Läuft ihr Comeback immer noch? Lindsey Vonn (40) ist zurück in Garmisch (De) und man hat den Eindruck, als wäre sie nie weggewesen. Kondi-Einheiten, Trainings, Rennen, Erholung – alles wie früher.
Neun Siege feierte sie hier bereits – den ersten im Slalom am Gudiberg vor 16 Jahren. Sollte sie auf der 15 Autominuten entfernt liegenden Kandahar-Piste gewinnen, würde sich ein besonderer Kreis schliessen. Fakt ist: Die Speed-Queen lässt nach ihrer fünfjährigen Ski-Pause nicht nur Worte, sondern auch Taten sprechen. Sechste und Vierte war sie in St. Anton (Ö).
Klar, Vonn stürzte vor einer Woche in Cortina (It) auch zweimal. «Aber ich hatte auch nicht erwartet, sofort wieder auf dem Podest zu stehen. Ich bin einfach glücklich, wieder da zu sein. Es gibt nichts, was ich lieber mache, als Ski zu fahren», sagt sie. Einen Angriff auf ihre Kritiker gabs zuletzt obendrauf. «Sie verstecken sich einfach», meinte sie am Freitag gegenüber der DPA.
Tatsächlich zeigten einige Ski-Legenden wenig Verständnis für ihr Comeback. Franz Klammer (71, Ö) sprach von einem «Vollschuss» und Markus Wasmeier (61) gar von «Verarschung». Auch Bernhard Russi (76) meinte: «Sie hat keine Chance.» Dafür entschuldigte er sich zuletzt allerdings im Blick.
«Wieso sollte sie nicht fahren?»
Für Robert Trenkwalder (76) ist klar: «Man sollte schon Respekt vor Lindsey haben.» Der Österreicher betreute Vonn bei Red Bull 15 Jahre lang, er erlebte alle ihre Höhepunkte und ihre Schwierigkeiten hautnah mit. «Dank der Operation hat Lindsey endlich keine Schmerzen mehr», spricht er ihr Knie mit Teilprothese an.

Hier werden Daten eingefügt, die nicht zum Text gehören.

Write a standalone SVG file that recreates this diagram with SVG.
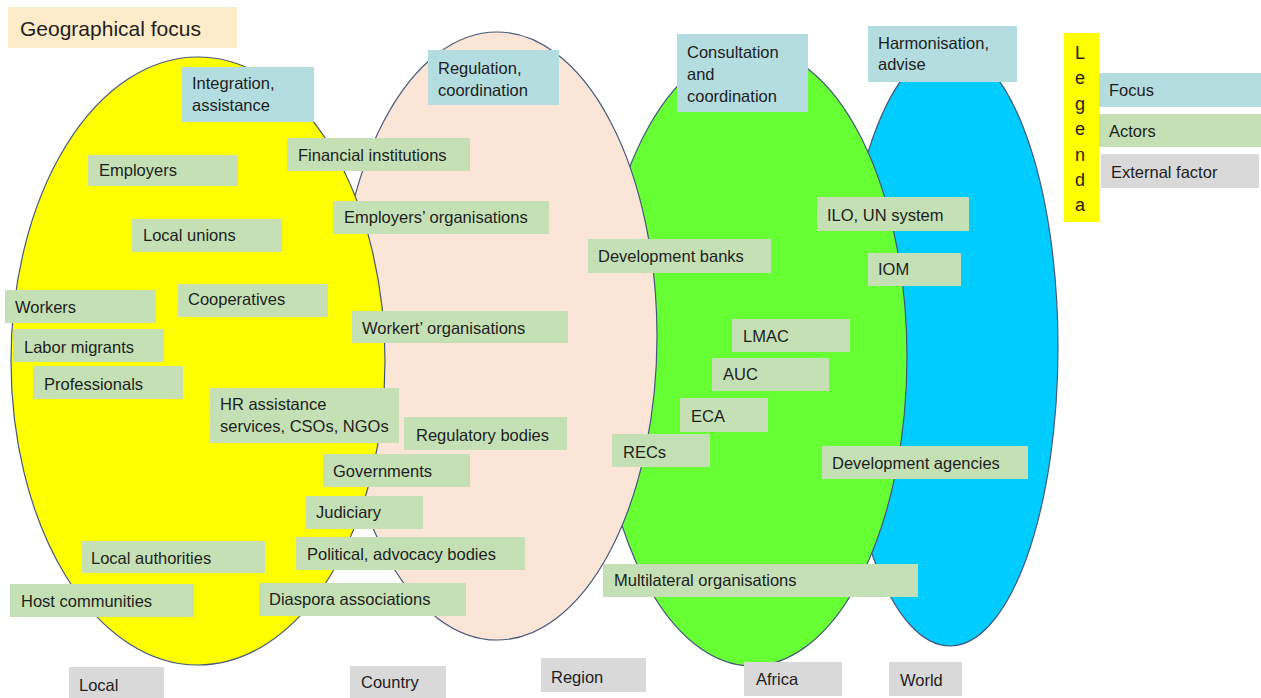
<svg xmlns="http://www.w3.org/2000/svg" width="1261" height="698" viewBox="0 0 1261 698">
  <style>
    text { font-family: "Liberation Sans", Arial, sans-serif; font-size: 16.5px; fill: #1e1e1e; }
    .zone { stroke: #44587c; stroke-width: 1.2; }
    .focus rect { fill: #b4dde0; }
    .actor rect { fill: #c5e0b4; }
    .ext rect { fill: #d9d9d9; }
    .title rect { fill: #fdebca; }
    .title text { font-size: 21px; }
    .legend-bar rect { fill: #ffff00; }
    .legend-bar text { font-size: 18px; text-anchor: middle; }
  </style>

  <!-- geographic zones, widest scope at the back -->
  <g id="zones">
    <ellipse id="zone-world" class="zone" cx="950" cy="347" rx="108" ry="299" fill="#00ccff"/>
    <ellipse id="zone-africa" class="zone" cx="752" cy="357" rx="155" ry="309" fill="#66ff33"/>
    <ellipse id="zone-country" class="zone" cx="497" cy="336" rx="160" ry="304" fill="#fbe5d6"/>
    <ellipse id="zone-local" class="zone" cx="198" cy="361" rx="187" ry="304" fill="#ffff00"/>
  </g>

  <g id="title" class="title">
    <rect x="8" y="7" width="229" height="41"/>
    <text x="20" y="36">Geographical focus</text>
  </g>

  <!-- focus labels -->
  <g id="focus-integration" class="focus">
    <rect x="182" y="67" width="132" height="55"/>
    <text x="192" y="89">Integration,</text>
    <text x="192" y="111">assistance</text>
  </g>
  <g id="focus-regulation" class="focus">
    <rect x="428" y="50" width="131" height="55"/>
    <text x="438" y="74">Regulation,</text>
    <text x="438" y="96">coordination</text>
  </g>
  <g id="focus-consultation" class="focus">
    <rect x="677" y="34" width="131" height="78"/>
    <text x="687" y="58">Consultation</text>
    <text x="687" y="80">and</text>
    <text x="687" y="102">coordination</text>
  </g>
  <g id="focus-harmonisation" class="focus">
    <rect x="868" y="26" width="149" height="56"/>
    <text x="878" y="49">Harmonisation,</text>
    <text x="878" y="70">advise</text>
  </g>

  <!-- actors -->
  <g id="actor-employers" class="actor">
    <rect x="88" y="155" width="150" height="31"/>
    <text x="99" y="176">Employers</text>
  </g>
  <g id="actor-local-unions" class="actor">
    <rect x="132" y="219" width="150" height="33"/>
    <text x="143" y="241">Local unions</text>
  </g>
  <g id="actor-financial" class="actor">
    <rect x="287" y="138" width="183" height="33"/>
    <text x="298" y="161">Financial institutions</text>
  </g>
  <g id="actor-employers-orgs" class="actor">
    <rect x="333" y="201" width="216" height="33"/>
    <text x="344" y="223">Employers’ organisations</text>
  </g>
  <g id="actor-workers-orgs" class="actor">
    <rect x="352" y="311" width="216" height="32"/>
    <text x="362" y="334">Workert’ organisations</text>
  </g>
  <g id="actor-workers" class="actor">
    <rect x="5" y="290" width="151" height="33"/>
    <text x="15" y="313">Workers</text>
  </g>
  <g id="actor-cooperatives" class="actor">
    <rect x="178" y="284" width="150" height="33"/>
    <text x="188" y="305">Cooperatives</text>
  </g>
  <g id="actor-labor-migrants" class="actor">
    <rect x="13" y="329" width="151" height="33"/>
    <text x="24" y="353">Labor migrants</text>
  </g>
  <g id="actor-professionals" class="actor">
    <rect x="33" y="366" width="150" height="33"/>
    <text x="44" y="390">Professionals</text>
  </g>
  <g id="actor-hr" class="actor">
    <rect x="210" y="388" width="189" height="55"/>
    <text x="220" y="410">HR assistance</text>
    <text x="220" y="432">services, CSOs, NGOs</text>
  </g>
  <g id="actor-regulatory" class="actor">
    <rect x="404" y="417" width="163" height="33"/>
    <text x="416" y="441">Regulatory bodies</text>
  </g>
  <g id="actor-governments" class="actor">
    <rect x="323" y="454" width="147" height="33"/>
    <text x="333" y="477">Governments</text>
  </g>
  <g id="actor-judiciary" class="actor">
    <rect x="306" y="496" width="117" height="33"/>
    <text x="316" y="518">Judiciary</text>
  </g>
  <g id="actor-political" class="actor">
    <rect x="296" y="537" width="229" height="33"/>
    <text x="307" y="560">Political, advocacy bodies</text>
  </g>
  <g id="actor-local-authorities" class="actor">
    <rect x="82" y="541" width="183" height="32"/>
    <text x="91" y="564">Local authorities</text>
  </g>
  <g id="actor-host-communities" class="actor">
    <rect x="10" y="584" width="184" height="33"/>
    <text x="21" y="607">Host communities</text>
  </g>
  <g id="actor-diaspora" class="actor">
    <rect x="259" y="583" width="207" height="33"/>
    <text x="269" y="605">Diaspora associations</text>
  </g>
  <g id="actor-dev-banks" class="actor">
    <rect x="588" y="239" width="183" height="34"/>
    <text x="598" y="262">Development banks</text>
  </g>
  <g id="actor-lmac" class="actor">
    <rect x="732" y="319" width="118" height="33"/>
    <text x="743" y="342">LMAC</text>
  </g>
  <g id="actor-auc" class="actor">
    <rect x="712" y="358" width="117" height="33"/>
    <text x="723" y="380">AUC</text>
  </g>
  <g id="actor-eca" class="actor">
    <rect x="680" y="398" width="88" height="34"/>
    <text x="691" y="422">ECA</text>
  </g>
  <g id="actor-recs" class="actor">
    <rect x="612" y="434" width="98" height="33"/>
    <text x="623" y="458">RECs</text>
  </g>
  <g id="actor-ilo" class="actor">
    <rect x="817" y="197" width="152" height="34"/>
    <text x="827" y="221">ILO, UN system</text>
  </g>
  <g id="actor-iom" class="actor">
    <rect x="868" y="253" width="93" height="33"/>
    <text x="878" y="275">IOM</text>
  </g>
  <g id="actor-dev-agencies" class="actor">
    <rect x="822" y="446" width="206" height="33"/>
    <text x="832" y="469">Development agencies</text>
  </g>
  <g id="actor-multilateral" class="actor">
    <rect x="603" y="564" width="315" height="33"/>
    <text x="614" y="586">Multilateral organisations</text>
  </g>

  <!-- scope labels along the bottom -->
  <g id="scope-local" class="ext">
    <rect x="69" y="667" width="95" height="31"/>
    <text x="79" y="691">Local</text>
  </g>
  <g id="scope-country" class="ext">
    <rect x="350" y="666" width="96" height="32"/>
    <text x="361" y="688">Country</text>
  </g>
  <g id="scope-region" class="ext">
    <rect x="541" y="658" width="105" height="34"/>
    <text x="551" y="683">Region</text>
  </g>
  <g id="scope-africa" class="ext">
    <rect x="744" y="662" width="98" height="34"/>
    <text x="756" y="685">Africa</text>
  </g>
  <g id="scope-world" class="ext">
    <rect x="889" y="662" width="73" height="34"/>
    <text x="900" y="686">World</text>
  </g>

  <!-- legend -->
  <g id="legend-bar" class="legend-bar">
    <rect x="1064" y="33" width="35" height="189"/>
    <text x="1080" y="59">L</text>
    <text x="1080" y="84">e</text>
    <text x="1080" y="110">g</text>
    <text x="1080" y="135">e</text>
    <text x="1080" y="161">n</text>
    <text x="1080" y="186">d</text>
    <text x="1080" y="211">a</text>
  </g>
  <g id="legend-focus" class="focus">
    <rect x="1099" y="73" width="162" height="34"/>
    <text x="1109" y="96">Focus</text>
  </g>
  <g id="legend-actors" class="actor">
    <rect x="1099" y="114" width="162" height="33"/>
    <text x="1109" y="137">Actors</text>
  </g>
  <g id="legend-external" class="ext">
    <rect x="1101" y="154" width="158" height="34"/>
    <text x="1111" y="178">External factor</text>
  </g>
</svg>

«Wieso sollte sie nicht wieder fahren? Ich habe grössten Respekt davor – aber auch vor den Comebacks von Marcel Hirscher und Lucas Pinheiro Braathen.» Die 82-fache Weltcupsiegerin sei ein Glücksfall für den Skisport. «Sie steht um 5 Uhr in der Früh auf und hört um 22 Uhr mit der Presse auf – das ist eine unfassbare Leistung.»

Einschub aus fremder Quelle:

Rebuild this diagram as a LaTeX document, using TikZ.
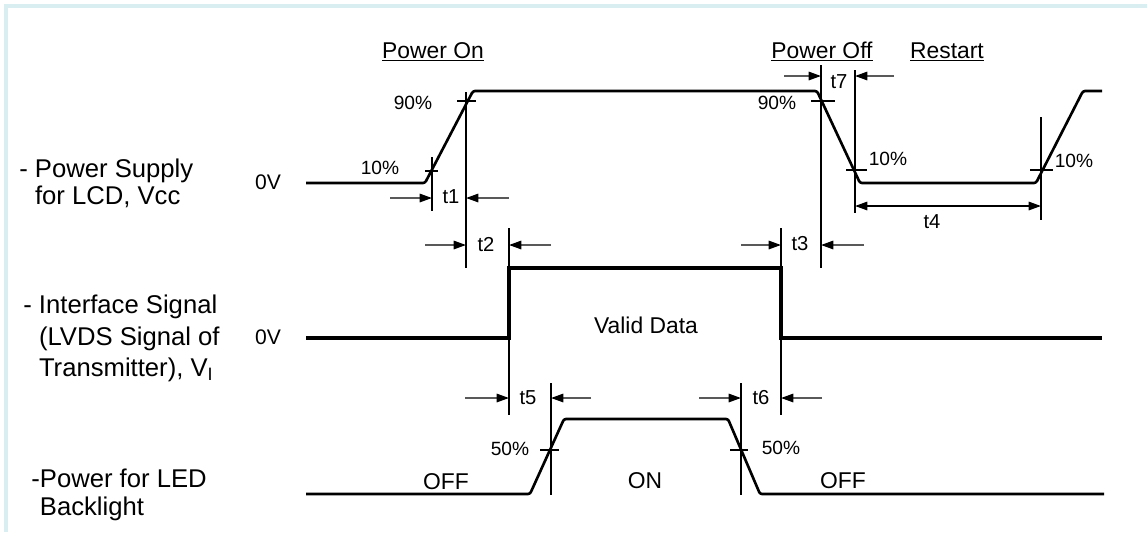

Trenkwalder unterscheidet drei Gruppen von Fahrerinnen
Trenkwalder findet, man müsse auch über den Tellerrand hinausschauen. «Lindsey ist zurück. Das ist doch für alle eine Win-Win-Situation. Für den Skisport ist so etwas unbezahlbar.»
Glaubt er wie Ski-Ass Justin Murisier (33), dass Vonn bei der WM in Saalbach (4. bis 16. Februar) eine Medaille holen wird? Einige trauen ihr gar die Goldmedaille zu.
Für Trenkwalder gibt es drei Gruppen von Fahrerinnen: «Jene, die immer kämpfen. Solche, die aufs Podest fahren können. Und dann gibt es noch welche, die mit dem Messer zwischen den Zähnen fahren.» Zur letzten Gruppe zählt er unter anderem Sofia Goggia (32, It) und Vonn.
Das heisst nicht, dass er mit einem WM-Titel rechnet. Im Gegenteil. «Sie braucht noch Trainings und Rennen. Ski, Schuhe, Abstimmung – das brauchst du in jedem Rennen neu.» Man merkt: Für Trenkwalder ist Vonn auch so längst eine Siegerin.